### Exercise aim
Report each line of the data that has "page" somewhere in it.

### Information provided
:::::

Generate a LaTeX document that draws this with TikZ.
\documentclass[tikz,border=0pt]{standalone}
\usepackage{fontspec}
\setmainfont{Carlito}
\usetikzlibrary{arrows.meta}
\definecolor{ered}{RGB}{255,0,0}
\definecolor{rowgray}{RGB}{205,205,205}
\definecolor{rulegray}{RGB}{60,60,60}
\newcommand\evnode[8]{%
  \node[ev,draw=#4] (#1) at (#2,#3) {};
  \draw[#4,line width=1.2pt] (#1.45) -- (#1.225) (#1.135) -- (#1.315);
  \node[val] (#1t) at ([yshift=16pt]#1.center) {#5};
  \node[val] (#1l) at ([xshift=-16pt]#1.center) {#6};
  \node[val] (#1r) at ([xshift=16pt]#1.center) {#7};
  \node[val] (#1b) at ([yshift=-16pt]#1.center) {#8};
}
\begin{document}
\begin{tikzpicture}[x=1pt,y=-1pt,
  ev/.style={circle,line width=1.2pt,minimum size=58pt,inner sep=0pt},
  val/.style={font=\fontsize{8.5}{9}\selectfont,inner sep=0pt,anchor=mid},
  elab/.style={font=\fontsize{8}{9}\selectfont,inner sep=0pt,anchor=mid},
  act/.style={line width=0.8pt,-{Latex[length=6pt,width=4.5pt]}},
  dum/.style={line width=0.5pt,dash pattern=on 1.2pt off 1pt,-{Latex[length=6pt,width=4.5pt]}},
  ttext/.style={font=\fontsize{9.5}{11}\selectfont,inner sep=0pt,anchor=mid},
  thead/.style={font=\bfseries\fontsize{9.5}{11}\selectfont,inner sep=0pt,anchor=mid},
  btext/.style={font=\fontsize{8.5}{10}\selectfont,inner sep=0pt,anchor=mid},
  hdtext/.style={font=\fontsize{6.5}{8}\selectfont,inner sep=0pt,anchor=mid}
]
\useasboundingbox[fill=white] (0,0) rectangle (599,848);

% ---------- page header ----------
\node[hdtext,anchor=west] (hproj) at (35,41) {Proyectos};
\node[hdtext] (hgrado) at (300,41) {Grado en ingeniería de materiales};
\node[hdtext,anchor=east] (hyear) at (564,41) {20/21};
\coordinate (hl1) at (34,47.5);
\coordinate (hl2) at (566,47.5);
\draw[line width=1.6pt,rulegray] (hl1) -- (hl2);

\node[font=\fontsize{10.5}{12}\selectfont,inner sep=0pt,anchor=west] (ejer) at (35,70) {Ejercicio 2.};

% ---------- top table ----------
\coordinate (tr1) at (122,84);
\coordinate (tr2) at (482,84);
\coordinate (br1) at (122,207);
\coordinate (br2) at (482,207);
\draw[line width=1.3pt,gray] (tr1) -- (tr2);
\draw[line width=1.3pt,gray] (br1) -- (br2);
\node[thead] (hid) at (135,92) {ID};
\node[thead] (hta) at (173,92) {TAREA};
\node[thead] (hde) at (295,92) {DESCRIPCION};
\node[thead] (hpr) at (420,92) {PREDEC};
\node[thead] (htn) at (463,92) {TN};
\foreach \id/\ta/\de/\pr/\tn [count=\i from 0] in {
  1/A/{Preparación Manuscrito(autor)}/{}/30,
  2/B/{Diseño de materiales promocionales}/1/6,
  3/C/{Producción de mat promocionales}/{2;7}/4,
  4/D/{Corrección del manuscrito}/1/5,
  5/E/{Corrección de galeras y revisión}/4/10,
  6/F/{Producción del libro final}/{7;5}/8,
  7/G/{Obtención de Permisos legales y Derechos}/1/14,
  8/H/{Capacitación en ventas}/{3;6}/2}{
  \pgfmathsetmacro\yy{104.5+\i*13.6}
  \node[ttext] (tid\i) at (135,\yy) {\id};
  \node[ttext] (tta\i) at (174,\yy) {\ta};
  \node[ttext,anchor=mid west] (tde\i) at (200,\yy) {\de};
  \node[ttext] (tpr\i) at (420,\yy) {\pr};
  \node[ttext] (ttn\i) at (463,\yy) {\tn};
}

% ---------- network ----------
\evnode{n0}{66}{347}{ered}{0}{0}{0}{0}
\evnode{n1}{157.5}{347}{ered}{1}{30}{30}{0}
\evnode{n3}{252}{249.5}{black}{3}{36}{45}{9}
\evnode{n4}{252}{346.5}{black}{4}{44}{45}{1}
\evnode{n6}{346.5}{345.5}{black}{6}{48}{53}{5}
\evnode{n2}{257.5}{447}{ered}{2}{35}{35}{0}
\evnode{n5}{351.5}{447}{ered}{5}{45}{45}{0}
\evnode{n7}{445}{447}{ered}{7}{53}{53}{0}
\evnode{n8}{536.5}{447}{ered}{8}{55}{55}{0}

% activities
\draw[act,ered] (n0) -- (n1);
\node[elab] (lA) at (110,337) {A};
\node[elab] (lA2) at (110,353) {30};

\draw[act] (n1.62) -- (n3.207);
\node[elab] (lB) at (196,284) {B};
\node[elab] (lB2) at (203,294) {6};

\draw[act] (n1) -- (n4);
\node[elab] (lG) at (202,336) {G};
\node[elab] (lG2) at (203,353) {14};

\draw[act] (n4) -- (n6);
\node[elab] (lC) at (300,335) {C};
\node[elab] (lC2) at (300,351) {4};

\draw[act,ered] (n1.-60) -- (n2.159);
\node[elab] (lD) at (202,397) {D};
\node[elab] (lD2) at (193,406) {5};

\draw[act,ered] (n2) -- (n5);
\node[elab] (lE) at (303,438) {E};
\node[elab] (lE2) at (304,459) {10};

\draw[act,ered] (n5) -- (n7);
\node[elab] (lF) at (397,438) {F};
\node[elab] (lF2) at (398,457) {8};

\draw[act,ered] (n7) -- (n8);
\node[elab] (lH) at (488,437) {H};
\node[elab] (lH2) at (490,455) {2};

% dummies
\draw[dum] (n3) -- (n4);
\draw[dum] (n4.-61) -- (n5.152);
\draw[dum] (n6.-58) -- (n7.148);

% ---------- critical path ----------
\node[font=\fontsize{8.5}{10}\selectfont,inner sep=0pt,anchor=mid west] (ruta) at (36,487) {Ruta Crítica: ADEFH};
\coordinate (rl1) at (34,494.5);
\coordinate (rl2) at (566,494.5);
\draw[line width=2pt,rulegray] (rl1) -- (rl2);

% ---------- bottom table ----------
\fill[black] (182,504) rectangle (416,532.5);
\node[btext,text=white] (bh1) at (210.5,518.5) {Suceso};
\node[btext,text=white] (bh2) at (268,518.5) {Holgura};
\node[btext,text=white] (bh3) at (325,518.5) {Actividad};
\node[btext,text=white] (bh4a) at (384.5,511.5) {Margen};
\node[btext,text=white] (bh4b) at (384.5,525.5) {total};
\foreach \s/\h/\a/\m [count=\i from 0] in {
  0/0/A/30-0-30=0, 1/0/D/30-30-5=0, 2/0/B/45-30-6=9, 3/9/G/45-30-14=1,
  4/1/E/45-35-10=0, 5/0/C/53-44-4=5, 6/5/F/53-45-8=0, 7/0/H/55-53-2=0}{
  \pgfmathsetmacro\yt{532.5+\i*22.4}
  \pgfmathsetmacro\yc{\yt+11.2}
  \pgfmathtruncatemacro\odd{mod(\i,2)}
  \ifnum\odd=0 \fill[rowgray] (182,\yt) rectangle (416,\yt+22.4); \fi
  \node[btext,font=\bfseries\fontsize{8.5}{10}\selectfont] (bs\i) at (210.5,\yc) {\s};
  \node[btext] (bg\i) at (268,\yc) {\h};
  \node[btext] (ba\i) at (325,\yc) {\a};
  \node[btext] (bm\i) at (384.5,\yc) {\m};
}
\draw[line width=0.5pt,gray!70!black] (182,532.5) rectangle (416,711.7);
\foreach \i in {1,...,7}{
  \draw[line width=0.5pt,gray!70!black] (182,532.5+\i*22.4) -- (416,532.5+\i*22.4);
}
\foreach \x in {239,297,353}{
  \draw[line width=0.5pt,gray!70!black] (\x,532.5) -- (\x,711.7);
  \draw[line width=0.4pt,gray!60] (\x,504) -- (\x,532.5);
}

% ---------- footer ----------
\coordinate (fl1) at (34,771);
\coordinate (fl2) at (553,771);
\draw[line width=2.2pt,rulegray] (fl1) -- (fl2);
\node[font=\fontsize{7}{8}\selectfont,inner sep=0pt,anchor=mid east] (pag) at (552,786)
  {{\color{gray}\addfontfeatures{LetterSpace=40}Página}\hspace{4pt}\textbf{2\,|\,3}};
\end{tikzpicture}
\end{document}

:::::

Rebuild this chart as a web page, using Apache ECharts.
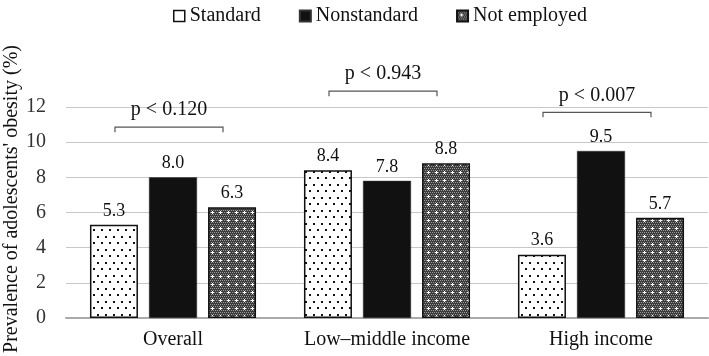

:::::

### Result for this task
% ---------- page header ----------
Rebuild this chart as a web page, using Apache ECharts.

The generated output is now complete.